---------- Records for this task ----------
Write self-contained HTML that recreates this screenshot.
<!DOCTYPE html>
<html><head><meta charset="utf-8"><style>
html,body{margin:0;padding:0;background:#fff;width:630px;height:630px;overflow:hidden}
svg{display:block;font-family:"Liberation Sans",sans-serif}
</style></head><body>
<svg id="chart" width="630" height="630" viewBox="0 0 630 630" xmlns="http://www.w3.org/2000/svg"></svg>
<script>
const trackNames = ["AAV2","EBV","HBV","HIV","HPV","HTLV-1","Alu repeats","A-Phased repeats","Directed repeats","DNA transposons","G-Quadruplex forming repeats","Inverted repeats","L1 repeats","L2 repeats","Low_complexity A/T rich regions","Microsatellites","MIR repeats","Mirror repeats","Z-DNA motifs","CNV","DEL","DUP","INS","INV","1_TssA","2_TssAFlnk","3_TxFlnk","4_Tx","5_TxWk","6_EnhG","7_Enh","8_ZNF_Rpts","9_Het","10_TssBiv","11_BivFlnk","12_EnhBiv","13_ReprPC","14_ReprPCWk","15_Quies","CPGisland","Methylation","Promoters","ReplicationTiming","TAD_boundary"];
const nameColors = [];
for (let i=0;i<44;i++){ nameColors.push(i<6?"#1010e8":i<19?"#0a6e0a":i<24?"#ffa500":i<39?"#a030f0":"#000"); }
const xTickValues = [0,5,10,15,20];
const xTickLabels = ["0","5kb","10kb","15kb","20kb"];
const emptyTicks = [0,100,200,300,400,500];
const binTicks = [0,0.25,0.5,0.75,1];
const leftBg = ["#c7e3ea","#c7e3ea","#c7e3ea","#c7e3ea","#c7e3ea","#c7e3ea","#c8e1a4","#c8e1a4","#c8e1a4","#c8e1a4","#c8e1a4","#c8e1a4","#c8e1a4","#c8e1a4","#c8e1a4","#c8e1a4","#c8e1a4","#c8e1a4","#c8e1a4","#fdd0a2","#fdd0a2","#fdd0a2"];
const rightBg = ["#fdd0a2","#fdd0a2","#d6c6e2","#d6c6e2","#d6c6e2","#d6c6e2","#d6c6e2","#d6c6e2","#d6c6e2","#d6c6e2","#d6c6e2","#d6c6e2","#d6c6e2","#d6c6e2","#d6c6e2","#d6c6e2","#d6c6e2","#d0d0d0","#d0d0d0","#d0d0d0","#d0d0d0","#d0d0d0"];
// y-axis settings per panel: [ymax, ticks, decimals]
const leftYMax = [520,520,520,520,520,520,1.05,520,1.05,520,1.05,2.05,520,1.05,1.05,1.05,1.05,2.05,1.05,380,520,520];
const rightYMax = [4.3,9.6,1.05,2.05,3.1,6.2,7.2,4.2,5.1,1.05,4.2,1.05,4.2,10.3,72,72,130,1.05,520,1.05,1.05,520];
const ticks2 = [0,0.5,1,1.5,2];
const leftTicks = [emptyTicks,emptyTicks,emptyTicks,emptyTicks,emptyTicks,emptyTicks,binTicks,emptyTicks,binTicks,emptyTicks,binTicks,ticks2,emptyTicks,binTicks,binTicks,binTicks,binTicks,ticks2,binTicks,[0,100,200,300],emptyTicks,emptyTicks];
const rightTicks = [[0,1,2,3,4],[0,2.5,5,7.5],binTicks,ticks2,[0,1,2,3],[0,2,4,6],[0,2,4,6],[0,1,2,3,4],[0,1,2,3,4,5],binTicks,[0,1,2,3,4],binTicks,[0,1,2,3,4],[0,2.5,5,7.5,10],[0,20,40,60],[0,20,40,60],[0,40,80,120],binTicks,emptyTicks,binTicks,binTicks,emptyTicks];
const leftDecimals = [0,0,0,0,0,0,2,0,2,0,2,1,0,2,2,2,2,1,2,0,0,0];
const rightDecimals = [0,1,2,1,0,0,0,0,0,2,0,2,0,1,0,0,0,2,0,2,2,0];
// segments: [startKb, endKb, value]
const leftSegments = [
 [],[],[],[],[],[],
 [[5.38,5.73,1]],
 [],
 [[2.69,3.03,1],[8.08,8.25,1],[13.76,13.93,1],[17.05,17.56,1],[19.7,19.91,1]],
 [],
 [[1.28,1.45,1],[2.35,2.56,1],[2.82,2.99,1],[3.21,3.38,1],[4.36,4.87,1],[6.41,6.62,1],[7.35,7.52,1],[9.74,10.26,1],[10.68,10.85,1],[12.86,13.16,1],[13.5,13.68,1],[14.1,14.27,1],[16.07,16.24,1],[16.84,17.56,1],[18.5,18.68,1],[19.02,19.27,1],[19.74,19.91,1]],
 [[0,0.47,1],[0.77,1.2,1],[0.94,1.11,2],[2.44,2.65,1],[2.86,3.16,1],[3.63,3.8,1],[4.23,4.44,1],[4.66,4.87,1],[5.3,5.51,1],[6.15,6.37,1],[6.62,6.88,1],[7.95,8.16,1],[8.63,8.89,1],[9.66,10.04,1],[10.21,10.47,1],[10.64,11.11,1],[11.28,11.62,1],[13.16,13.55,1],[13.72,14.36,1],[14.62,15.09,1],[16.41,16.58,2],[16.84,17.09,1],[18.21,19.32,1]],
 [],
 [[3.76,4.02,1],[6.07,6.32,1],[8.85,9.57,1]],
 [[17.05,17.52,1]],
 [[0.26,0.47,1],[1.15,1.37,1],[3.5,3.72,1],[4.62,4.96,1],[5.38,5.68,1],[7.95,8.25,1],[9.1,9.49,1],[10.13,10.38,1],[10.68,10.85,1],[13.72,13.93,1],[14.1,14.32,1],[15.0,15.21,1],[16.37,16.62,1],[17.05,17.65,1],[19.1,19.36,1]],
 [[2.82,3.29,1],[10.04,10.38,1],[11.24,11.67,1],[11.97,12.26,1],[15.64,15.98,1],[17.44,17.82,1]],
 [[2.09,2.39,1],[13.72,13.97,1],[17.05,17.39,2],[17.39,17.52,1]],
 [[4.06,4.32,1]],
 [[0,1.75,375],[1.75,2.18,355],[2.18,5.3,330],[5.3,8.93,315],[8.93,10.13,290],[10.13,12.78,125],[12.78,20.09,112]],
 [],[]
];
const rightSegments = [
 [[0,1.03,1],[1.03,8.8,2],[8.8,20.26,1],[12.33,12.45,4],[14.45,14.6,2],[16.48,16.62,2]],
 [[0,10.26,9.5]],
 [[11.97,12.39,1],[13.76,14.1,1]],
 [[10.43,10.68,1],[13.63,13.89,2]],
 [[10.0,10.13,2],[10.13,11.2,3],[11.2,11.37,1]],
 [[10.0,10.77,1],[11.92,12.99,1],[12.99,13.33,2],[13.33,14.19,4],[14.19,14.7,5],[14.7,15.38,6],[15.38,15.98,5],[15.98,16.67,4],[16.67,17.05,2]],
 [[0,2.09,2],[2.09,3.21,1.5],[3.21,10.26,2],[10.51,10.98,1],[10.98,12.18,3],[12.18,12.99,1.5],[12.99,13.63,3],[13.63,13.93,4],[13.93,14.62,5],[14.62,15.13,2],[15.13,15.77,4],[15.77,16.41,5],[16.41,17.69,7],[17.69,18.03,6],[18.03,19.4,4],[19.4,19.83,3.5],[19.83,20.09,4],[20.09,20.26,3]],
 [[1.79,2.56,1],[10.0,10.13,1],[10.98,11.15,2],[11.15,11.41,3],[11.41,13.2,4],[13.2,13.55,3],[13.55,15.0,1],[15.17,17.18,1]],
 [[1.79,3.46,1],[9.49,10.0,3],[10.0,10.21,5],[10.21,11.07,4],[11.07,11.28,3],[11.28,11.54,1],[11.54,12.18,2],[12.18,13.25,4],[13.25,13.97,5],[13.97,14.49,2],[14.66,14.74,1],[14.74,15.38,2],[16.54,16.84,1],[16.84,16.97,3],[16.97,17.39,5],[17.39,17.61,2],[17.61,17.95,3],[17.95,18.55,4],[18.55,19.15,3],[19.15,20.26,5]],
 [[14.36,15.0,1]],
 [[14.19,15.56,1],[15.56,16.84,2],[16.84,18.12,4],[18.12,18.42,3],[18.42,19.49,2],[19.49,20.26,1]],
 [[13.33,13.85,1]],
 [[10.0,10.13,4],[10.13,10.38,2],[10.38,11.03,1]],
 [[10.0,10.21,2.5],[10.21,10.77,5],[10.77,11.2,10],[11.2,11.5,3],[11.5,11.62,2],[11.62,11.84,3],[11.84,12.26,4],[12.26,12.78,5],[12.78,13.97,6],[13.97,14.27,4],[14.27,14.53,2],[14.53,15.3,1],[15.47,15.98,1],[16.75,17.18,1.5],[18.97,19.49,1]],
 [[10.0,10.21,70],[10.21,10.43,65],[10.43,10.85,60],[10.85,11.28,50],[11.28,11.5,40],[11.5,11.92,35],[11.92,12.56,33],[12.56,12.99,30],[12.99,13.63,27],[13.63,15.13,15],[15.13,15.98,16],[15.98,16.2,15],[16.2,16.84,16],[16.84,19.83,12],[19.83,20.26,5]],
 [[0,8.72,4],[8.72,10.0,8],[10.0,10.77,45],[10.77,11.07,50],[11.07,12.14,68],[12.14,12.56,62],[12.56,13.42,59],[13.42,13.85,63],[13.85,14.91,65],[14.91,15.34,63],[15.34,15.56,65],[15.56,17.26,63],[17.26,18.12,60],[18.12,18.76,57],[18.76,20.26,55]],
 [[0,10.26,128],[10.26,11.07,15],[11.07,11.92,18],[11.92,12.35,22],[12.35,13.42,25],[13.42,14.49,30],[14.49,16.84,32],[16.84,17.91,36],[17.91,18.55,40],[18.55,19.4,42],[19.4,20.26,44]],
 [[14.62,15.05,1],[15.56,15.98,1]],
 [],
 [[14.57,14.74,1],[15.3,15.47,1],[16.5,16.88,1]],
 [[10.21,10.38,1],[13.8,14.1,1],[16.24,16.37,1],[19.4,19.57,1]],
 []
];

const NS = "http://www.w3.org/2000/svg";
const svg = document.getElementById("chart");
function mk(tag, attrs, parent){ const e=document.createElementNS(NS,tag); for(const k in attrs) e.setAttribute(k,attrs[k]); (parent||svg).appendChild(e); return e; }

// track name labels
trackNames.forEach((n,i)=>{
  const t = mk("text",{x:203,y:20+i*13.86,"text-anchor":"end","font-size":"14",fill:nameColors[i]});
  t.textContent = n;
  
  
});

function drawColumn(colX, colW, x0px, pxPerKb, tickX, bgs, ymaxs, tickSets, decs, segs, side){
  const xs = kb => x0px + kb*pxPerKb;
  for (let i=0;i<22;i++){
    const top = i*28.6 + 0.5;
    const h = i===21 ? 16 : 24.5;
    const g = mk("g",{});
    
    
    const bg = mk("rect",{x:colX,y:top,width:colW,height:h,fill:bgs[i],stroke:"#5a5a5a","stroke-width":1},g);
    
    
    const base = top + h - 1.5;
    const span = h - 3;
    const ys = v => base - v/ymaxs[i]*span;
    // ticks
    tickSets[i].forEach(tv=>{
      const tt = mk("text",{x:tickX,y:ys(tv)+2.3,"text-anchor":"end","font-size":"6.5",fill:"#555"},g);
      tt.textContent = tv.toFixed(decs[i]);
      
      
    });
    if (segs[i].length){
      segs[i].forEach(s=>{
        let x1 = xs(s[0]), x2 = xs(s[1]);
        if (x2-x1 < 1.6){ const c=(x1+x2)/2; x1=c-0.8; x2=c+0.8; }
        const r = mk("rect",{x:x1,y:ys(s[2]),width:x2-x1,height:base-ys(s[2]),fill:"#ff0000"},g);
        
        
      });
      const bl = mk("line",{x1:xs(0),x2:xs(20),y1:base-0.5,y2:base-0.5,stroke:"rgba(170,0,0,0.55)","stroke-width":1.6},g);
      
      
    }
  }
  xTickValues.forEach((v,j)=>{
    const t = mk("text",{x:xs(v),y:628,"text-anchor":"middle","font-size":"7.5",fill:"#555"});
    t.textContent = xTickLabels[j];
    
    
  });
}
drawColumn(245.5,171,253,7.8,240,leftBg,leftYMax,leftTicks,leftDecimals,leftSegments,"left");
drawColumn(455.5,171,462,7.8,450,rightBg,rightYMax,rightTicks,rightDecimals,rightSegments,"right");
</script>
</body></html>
----------
---------- Records for this task ----------
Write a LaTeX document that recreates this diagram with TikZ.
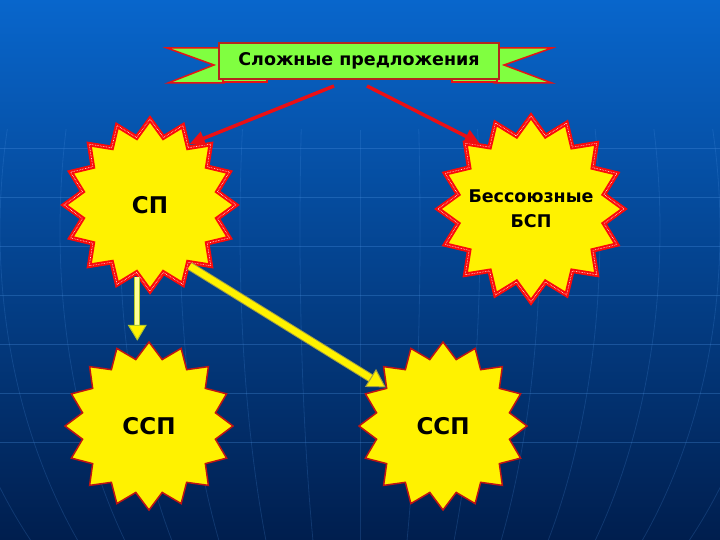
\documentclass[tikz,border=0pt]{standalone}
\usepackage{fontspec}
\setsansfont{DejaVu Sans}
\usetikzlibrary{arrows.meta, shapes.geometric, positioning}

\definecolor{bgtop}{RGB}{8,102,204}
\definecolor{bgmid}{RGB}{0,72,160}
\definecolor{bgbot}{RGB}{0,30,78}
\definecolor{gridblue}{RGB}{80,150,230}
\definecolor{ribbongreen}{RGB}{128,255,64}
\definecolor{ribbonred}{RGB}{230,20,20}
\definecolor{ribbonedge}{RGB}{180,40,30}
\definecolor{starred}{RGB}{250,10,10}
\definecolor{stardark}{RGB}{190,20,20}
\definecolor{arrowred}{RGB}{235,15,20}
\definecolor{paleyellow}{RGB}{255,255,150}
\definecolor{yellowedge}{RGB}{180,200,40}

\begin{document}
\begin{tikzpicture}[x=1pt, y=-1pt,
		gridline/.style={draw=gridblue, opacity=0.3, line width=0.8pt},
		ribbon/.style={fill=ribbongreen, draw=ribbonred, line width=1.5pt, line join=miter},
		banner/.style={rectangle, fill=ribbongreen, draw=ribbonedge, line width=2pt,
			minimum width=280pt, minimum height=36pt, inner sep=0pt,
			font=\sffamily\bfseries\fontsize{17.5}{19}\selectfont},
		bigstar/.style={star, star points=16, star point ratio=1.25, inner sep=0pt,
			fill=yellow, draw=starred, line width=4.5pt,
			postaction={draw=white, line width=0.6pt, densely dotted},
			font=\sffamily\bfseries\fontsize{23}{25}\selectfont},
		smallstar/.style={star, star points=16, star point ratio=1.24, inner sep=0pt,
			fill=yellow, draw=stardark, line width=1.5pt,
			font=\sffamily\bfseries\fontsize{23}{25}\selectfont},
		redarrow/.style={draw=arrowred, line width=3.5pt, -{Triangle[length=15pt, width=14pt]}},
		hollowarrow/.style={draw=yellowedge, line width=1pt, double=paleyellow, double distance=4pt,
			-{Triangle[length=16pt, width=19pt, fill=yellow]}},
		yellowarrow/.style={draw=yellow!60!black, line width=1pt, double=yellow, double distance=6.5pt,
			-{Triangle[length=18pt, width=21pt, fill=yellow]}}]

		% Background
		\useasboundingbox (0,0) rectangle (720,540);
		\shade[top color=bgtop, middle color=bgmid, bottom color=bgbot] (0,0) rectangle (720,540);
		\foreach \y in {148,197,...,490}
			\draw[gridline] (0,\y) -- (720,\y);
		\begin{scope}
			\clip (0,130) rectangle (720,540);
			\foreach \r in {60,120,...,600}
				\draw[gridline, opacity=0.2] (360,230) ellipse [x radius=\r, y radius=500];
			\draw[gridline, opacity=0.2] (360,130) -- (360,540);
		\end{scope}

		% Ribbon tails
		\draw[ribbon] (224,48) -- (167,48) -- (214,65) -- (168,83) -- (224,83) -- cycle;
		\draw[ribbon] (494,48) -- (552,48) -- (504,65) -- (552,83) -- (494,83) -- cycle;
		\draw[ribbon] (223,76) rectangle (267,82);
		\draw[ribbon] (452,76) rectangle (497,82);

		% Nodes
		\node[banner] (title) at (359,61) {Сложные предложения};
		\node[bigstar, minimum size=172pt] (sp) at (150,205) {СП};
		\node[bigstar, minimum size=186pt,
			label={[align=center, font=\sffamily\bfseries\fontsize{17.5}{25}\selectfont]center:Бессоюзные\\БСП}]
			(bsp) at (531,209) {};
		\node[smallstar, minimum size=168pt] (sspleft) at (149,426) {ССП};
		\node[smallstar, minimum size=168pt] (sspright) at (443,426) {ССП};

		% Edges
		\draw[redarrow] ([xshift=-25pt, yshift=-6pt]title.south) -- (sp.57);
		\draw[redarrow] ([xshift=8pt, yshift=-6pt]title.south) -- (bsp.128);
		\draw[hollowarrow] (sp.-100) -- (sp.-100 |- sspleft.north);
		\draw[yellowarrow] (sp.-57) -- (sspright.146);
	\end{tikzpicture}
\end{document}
----------
---------- Records for this task ----------
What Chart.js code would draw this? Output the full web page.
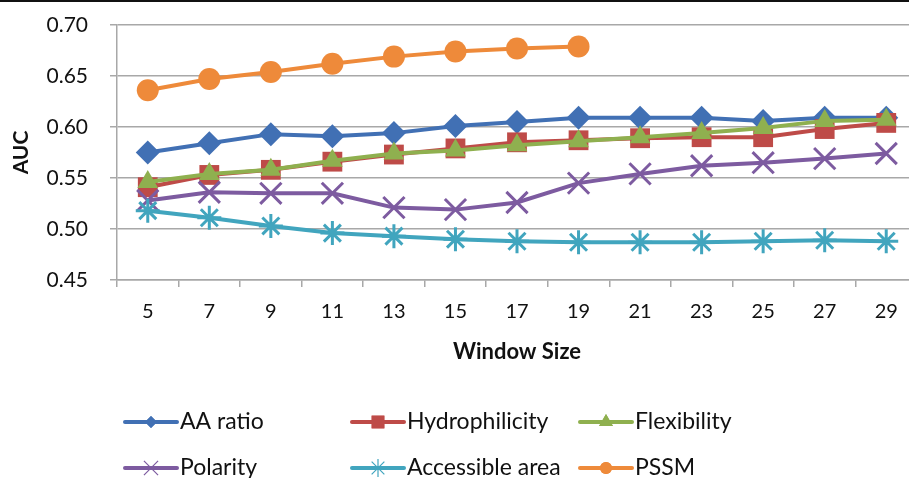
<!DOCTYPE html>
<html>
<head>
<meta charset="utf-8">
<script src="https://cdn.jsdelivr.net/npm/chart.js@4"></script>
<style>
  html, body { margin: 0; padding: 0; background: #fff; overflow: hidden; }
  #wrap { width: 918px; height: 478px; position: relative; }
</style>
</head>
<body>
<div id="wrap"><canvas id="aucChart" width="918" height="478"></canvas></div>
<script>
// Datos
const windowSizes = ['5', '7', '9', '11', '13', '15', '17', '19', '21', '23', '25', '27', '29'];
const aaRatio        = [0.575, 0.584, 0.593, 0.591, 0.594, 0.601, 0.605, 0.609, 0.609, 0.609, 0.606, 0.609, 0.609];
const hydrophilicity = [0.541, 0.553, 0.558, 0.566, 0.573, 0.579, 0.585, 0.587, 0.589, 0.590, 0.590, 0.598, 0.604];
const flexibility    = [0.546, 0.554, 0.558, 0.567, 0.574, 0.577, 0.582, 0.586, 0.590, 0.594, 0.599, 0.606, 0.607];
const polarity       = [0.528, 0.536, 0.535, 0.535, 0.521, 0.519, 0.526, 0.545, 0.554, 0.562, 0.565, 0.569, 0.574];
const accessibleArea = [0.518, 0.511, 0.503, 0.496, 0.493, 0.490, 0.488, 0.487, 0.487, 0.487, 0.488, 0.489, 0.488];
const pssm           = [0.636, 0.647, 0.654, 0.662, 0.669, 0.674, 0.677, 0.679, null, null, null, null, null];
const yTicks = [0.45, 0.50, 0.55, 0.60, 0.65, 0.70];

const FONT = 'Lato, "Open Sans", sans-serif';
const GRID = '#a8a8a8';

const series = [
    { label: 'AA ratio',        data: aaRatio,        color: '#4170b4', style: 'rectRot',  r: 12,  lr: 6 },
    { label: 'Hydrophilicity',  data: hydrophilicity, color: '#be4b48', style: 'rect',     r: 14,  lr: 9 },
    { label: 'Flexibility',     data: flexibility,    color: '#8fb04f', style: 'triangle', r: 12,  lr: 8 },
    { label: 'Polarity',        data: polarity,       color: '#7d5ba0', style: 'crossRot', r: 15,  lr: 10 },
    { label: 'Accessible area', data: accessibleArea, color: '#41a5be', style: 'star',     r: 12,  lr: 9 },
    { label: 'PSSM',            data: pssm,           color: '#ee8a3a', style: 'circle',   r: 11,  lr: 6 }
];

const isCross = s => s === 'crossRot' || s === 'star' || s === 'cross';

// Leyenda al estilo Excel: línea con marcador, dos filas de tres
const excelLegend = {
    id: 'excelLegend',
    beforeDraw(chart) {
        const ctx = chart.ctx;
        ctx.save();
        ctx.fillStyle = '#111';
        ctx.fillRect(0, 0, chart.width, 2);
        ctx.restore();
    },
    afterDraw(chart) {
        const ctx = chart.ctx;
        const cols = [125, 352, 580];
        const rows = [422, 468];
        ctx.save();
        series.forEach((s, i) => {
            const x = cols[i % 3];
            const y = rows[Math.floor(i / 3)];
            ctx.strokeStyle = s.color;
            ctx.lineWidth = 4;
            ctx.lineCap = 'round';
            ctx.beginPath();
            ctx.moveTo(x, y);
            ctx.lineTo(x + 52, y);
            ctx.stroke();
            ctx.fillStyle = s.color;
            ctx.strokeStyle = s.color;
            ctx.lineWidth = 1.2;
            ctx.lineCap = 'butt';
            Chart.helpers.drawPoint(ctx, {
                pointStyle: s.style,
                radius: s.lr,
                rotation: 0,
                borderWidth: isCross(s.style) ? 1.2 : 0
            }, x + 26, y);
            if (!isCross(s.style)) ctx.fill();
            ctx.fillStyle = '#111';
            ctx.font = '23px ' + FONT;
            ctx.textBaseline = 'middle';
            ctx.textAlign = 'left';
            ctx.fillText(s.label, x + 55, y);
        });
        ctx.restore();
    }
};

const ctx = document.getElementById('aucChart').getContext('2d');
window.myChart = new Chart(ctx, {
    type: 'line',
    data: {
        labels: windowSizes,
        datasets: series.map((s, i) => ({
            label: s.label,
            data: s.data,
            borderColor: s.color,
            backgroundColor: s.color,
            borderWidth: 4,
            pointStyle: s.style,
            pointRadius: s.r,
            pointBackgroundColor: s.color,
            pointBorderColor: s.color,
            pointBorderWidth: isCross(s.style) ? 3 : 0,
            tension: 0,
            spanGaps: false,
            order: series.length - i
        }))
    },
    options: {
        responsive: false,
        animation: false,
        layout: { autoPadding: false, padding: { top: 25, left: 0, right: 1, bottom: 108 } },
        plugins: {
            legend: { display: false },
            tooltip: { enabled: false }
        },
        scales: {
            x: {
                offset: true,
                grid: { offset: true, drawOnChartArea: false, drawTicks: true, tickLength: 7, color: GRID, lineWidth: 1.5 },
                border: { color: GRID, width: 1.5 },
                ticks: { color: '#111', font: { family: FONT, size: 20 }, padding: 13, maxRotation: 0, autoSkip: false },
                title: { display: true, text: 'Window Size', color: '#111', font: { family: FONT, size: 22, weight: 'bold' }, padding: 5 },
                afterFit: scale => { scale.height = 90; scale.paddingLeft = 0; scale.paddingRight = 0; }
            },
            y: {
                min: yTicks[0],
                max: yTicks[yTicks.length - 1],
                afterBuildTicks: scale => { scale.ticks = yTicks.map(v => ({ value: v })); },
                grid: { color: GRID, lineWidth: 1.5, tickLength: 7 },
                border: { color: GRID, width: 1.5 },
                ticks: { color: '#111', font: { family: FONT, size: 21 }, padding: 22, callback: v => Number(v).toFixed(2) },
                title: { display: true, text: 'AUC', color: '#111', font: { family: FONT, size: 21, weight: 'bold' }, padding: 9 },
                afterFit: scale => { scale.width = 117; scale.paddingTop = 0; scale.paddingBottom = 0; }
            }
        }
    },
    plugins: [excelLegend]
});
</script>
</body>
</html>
----------
● Exercise brief: Provide solely the number of lines in the data that include the word "recreates".

● Result of this task: 2